Compute Convex Clustering Solution Path on a User-Specified Grid

convex_clustering calculates the convex clustering solution path at a user-specified grid of lambda values (or just a single value). It is, in general, difficult to know a useful set of lambda values a priori, so this function is more useful for timing comparisons and methodological research than applied work.

convex_clustering(
  X,
  ...,
  lambda_grid,
  weights = sparse_rbf_kernel_weights(k = "auto", phi = "auto", dist.method =
    "euclidean", p = 2),
  X.center = TRUE,
  X.scale = FALSE,
  norm = 2,
  impute_func = function(X) {     if (anyNA(X))          missForest(X)$ximp     else X
    },
  status = (interactive() && (clustRviz_logger_level() %in% c("MESSAGE", "WARNING",
    "ERROR")))
)

Arguments

X	The data matrix (\(X \in R^{n \times p}\)): rows correspond to the observations (to be clustered) and columns to the variables (which will not be clustered).
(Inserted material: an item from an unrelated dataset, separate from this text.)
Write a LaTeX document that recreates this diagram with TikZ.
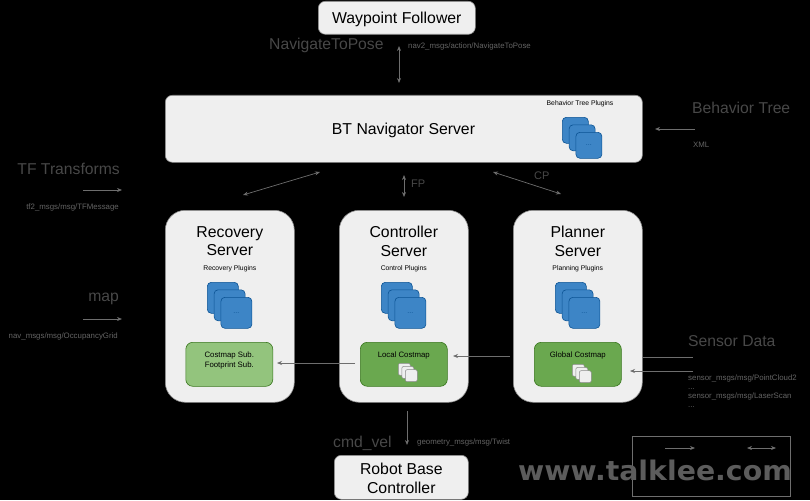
\documentclass[tikz,border=0pt]{standalone}
\usepackage{fontspec}
\setmainfont{Liberation Sans}
\newfontfamily\markfont{DejaVu Sans}
\usetikzlibrary{positioning, arrows.meta}
\definecolor{panel}{HTML}{EFEFEF}
\definecolor{panelline}{HTML}{8A8A8A}
\definecolor{plugin}{HTML}{3D85C6}
\definecolor{pluginline}{HTML}{0B5394}
\definecolor{costdark}{HTML}{6AA84F}
\definecolor{costlight}{HTML}{93C47D}
\definecolor{costline}{HTML}{38761D}
\definecolor{dimtext}{HTML}{484848}
\definecolor{smalltext}{HTML}{646464}
\definecolor{wire}{HTML}{6E6E6E}
\tikzstyle{panelbox} = [draw=panelline, fill=panel, line width=0.6pt, rectangle, rounded corners=7pt, inner sep=0pt, anchor=north west, align=center]
\tikzstyle{serverbox} = [panelbox, rounded corners=20pt, minimum width=129pt, minimum height=192pt]
\tikzstyle{costbox} = [draw=costline, line width=0.6pt, rectangle, rounded corners=7pt, anchor=north west, minimum width=87pt, minimum height=44pt]
\tikzstyle{plugincard} = [draw=pluginline, fill=plugin, line width=0.6pt, rectangle, rounded corners=4pt, inner sep=0pt, anchor=north west, font=\fontsize{7}{8}\selectfont, text=pluginline]
\tikzstyle{mapcard} = [draw=panelline, fill=panel, line width=0.5pt, rectangle, rounded corners=2pt, inner sep=0pt, anchor=north west, minimum size=12pt]
\tikzstyle{bigtitle} = [inner sep=0pt, align=center, text=black, font=\fontsize{15.8}{18.5}\selectfont]
\tikzstyle{smalltitle} = [inner sep=0pt, align=center, text=black, font=\fontsize{6.8}{9.5}\selectfont]
\tikzstyle{costtitle} = [smalltitle, font=\fontsize{7.8}{10}\selectfont]
\tikzstyle{dimlabel} = [inner sep=0pt, text=dimtext, font=\fontsize{15.7}{18}\selectfont]
\tikzstyle{msglabel} = [inner sep=0pt, text=smalltext, align=left, font=\fontsize{7.85}{9}\selectfont]
\tikzstyle{wireline} = [draw=wire, line width=0.7pt, -{Stealth[length=5pt,width=4pt]}]
\tikzstyle{twoway} = [wireline, {Stealth[length=5pt,width=4pt]}-{Stealth[length=5pt,width=4pt]}]
% three overlapping cards: name, x, y, size
\newcommand{\pluginstack}[4]{
	\node[plugincard, minimum width=#4pt, minimum height=#4pt] (#1a) at (#2,#3) {};
	\node[plugincard, minimum width=#4pt, minimum height=#4pt] (#1b) at (#2+6.8,#3+7.5) {};
	\node[plugincard, minimum width=#4pt, minimum height=#4pt] (#1c) at (#2+13.6,#3+15) {...};
}
\newcommand{\mapstack}[3]{
	\node[mapcard] (#1a) at (#2,#3) {};
	\node[mapcard] (#1b) at (#2+3.5,#3+3.2) {};
	\node[mapcard] (#1c) at (#2+7,#3+6.4) {};
}
\begin{document}
\begin{tikzpicture}[x=1pt,y=-1pt]
	\useasboundingbox (0,0) rectangle (810,500);
	\fill[black] (0,0) rectangle (810,500);

	% top and bottom boxes
	\node[panelbox, minimum width=157pt, minimum height=33pt] (follower) at (318,1) {};
	\node[bigtitle] (followertitle) at ([yshift=-2pt]follower.center) {Waypoint Follower};
	\node[panelbox, minimum width=477pt, minimum height=67pt] (navigator) at (165,95) {};
	\node[bigtitle] (navtitle) at (403.5,130) {BT Navigator Server};
	\node[smalltitle] (treeplugins) at (580,104) {Behavior Tree Plugins};
	\pluginstack{tree}{562}{117}{26}
	\node[panelbox, minimum width=134pt, minimum height=44pt] (base) at (334,455) {};
	\node[bigtitle] (basetitle) at ([yshift=-1pt]base.center) {Robot Base\\Controller};

	% servers
	\node[serverbox] (recovery) at (165,210) {};
	\node[serverbox] (controller) at (339,210) {};
	\node[serverbox] (planner) at (513,210) {};
	\node[bigtitle, below=16pt of recovery.north] (recoverytitle) {Recovery\\Server};
	\node[bigtitle, below=16pt of controller.north] (controllertitle) {Controller\\Server};
	\node[bigtitle, below=16pt of planner.north] (plannertitle) {Planner\\Server};
	\node[smalltitle, below=9pt of recoverytitle] {Recovery Plugins};
	\node[smalltitle, below=9pt of controllertitle] {Control Plugins};
	\node[smalltitle, below=9pt of plannertitle] {Planning Plugins};
	\pluginstack{rec}{207}{282}{31}
	\pluginstack{con}{381}{282}{31}
	\pluginstack{pla}{555}{282}{31}

	% costmaps
	\node[costbox, fill=costlight] (costsub) at (185.5,342) {};
	\node[costbox, fill=costdark] (localmap) at (360,342) {};
	\node[costbox, fill=costdark] (globalmap) at (534,342) {};
	\node[costtitle, below=9.5pt of costsub.north] {Costmap Sub.\\Footprint Sub.};
	\node[costtitle, below=9.5pt of localmap.north] {Local Costmap};
	\node[costtitle, below=9.5pt of globalmap.north] {Global Costmap};
	\mapstack{loc}{398}{363}
	\mapstack{glo}{572}{364}

	% labels
	\node[dimlabel, anchor=west] (lblpose) at (269,45) {NavigateToPose};
	\node[dimlabel, anchor=west] (lbltree) at (692,108) {Behavior Tree};
	\node[dimlabel, anchor=east] (lbltf) at (120,169) {TF Transforms};
	\node[dimlabel, anchor=east] (lblmap) at (119,299) {map};
	\node[dimlabel, anchor=west] (lblsensor) at (688,341) {Sensor Data};
	\node[dimlabel, anchor=west] (lblcmd) at (333,443) {cmd\_vel};
	\node[dimlabel, font=\fontsize{11}{13}\selectfont, anchor=west] (lblfp) at (411,184) {FP};
	\node[dimlabel, font=\fontsize{11}{13}\selectfont, anchor=west] (lblcp) at (534,176) {CP};
	\node[msglabel, anchor=west] (msgpose) at (408,46) {nav2\_msgs/action/NavigateToPose};
	\node[msglabel, anchor=west] (msgxml) at (693,145) {XML};
	\node[msglabel, anchor=east] (msgtf) at (119,207) {tf2\_msgs/msg/TFMessage};
	\node[msglabel, anchor=east] (msgmap) at (118,336) {nav\_msgs/msg/OccupancyGrid};
	\node[msglabel, anchor=north west] (msgsensor) at (688,374.5) {sensor\_msgs/msg/PointCloud2\\[0.2pt]...\\[0.2pt]sensor\_msgs/msg/LaserScan\\[0.2pt]...};
	\node[msglabel, anchor=west] (msgtwist) at (417,442) {geometry\_msgs/msg/Twist};

	% free ends of the connectors
	\coordinate (poseup) at (399,46);
	\coordinate (posedown) at (399,83);
	\coordinate (fpup) at (404,175);
	\coordinate (fpdown) at (404,197);
	\coordinate (recup) at (320,172);
	\coordinate (recdown) at (243,195);
	\coordinate (cpup) at (493,172);
	\coordinate (cpdown) at (561,194);
	\coordinate (tfstart) at (83,190);
	\coordinate (tfend) at (122,190);
	\coordinate (mapstart) at (83,319);
	\coordinate (mapend) at (122,319);
	\coordinate (xmlstart) at (695,129);
	\coordinate (xmlend) at (655,129);
	\coordinate (globstart) at (510,356);
	\coordinate (globend) at (453,356);
	\coordinate (locstart) at (355,363);
	\coordinate (locend) at (277,363);
	\coordinate (sensorin) at (643,357);
	\coordinate (sensorout) at (693,357);
	\coordinate (scanstart) at (693,371);
	\coordinate (scanend) at (630,371);
	\coordinate (cmdstart) at (407,411);
	\coordinate (cmdend) at (407,445);

	\draw[twoway] (poseup) -- (posedown);
	\draw[twoway] (fpup) -- (fpdown);
	\draw[twoway] (recup) -- (recdown);
	\draw[twoway] (cpup) -- (cpdown);
	\draw[wireline] (tfstart) -- (tfend);
	\draw[wireline] (mapstart) -- (mapend);
	\draw[wireline] (xmlstart) -- (xmlend);
	\draw[wireline] (globstart) -- (globend);
	\draw[wireline] (locstart) -- (locend);
	\draw[draw=wire, line width=0.7pt] (sensorin) -- (sensorout);
	\draw[wireline] (scanstart) -- (scanend);
	\draw[wireline] (cmdstart) -- (cmdend);

	% legend and site mark
	\node[draw=wire, line width=1pt, rectangle, anchor=north west, minimum width=158pt, minimum height=60pt] (legend) at (632,436) {};
	\coordinate (onestart) at (665,448);
	\coordinate (oneend) at (695,448);
	\coordinate (twostart) at (747,448);
	\coordinate (twoend) at (776,448);
	\draw[wireline] (onestart) -- (oneend);
	\draw[twoway] (twostart) -- (twoend);
	\node[inner sep=0pt, anchor=west, text=white!36!black, xscale=1.05, font=\markfont\bfseries\fontsize{27}{30}\selectfont] (site) at (518,470) {www.talklee.com};
\end{tikzpicture}
\end{document}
If `X` has missing values - `NA` or `NaN` values - they will be automatically imputed.
...	Unused arguements. An error will be thrown if any unrecognized arguments as given. All arguments other than `X` must be given by name.
lambda_grid	A user-supplied set of \(\lambda\) values at which to solve the convex clustering problem. These must be strictly positive values and will be automatically sorted internally.
weights	One of the following: A function which, when called with argument `X`, returns an b-by-n matrix of fusion weights. A matrix of size n-by-n containing fusion weights
X.center	A logical: Should `X` be centered columnwise?
X.scale	A logical: Should `X` be scaled columnwise?
norm	Which norm to use in the fusion penalty? Currently only `1` and `2` (default) are supported.
impute_func	A function used to impute missing data in `X`. By default, the `missForest` function from the package of the same name is used. This provides a flexible potentially non-linear imputation function. This function has to return a data matrix with no `NA` values. Note that, consistent with base `R`, both `NaN` and `NA` are treaded as "missing values" for imputation.
status	Should a status message be printed to the console?

Value

An object of class convex_clustering containing the following elements (among others):

X: the original data matrix
n: the number of observations (rows of X)
p: the number of variables (columns of X)
X.center: a logical indicating whether X was centered column-wise before clustering
X.scale: a logical indicating whether X was scaled column-wise before centering
weight_type: a record of the scheme used to create fusion weights
U: a tensor (3-array) of clustering solutions

Details

Compared to the CARP function, the returned object is much more "bare-bones," containing only the estimated \(U\) matrices, and no information used for dendrogram or path visualizations.

Examples

clustering_fit <- convex_clustering(presidential_speech[1:10,1:4], lambda_grid = 1:100)
#> Pre-computing weights and edge sets
#> Computing Convex Clustering Solutions
#> Post-processing
print(clustering_fit)
#> Convex Clustering Fit Summary
#> =============================
#> 
#> Algorithm: ADMM [L2] 
#> Grid: 101 values of lambda. 
#> Fit Time: 0.004 secs 
#> Total Time: 0.009 secs 
#> 
#> Number of Observations: 10 
#> Number of Variables:    4 
#> 
#> Pre-processing options:
#>  - Columnwise centering: TRUE 
#>  - Columnwise scaling:   FALSE 
#> 
#> Weights:
#>  - Source: Radial Basis Function Kernel Weights
#>  - Distance Metric: Euclidean
#>  - Scale parameter (phi): 0.1 [Data-Driven]
#>  - Sparsified: 2 Nearest Neighbors [Data-Driven]
#>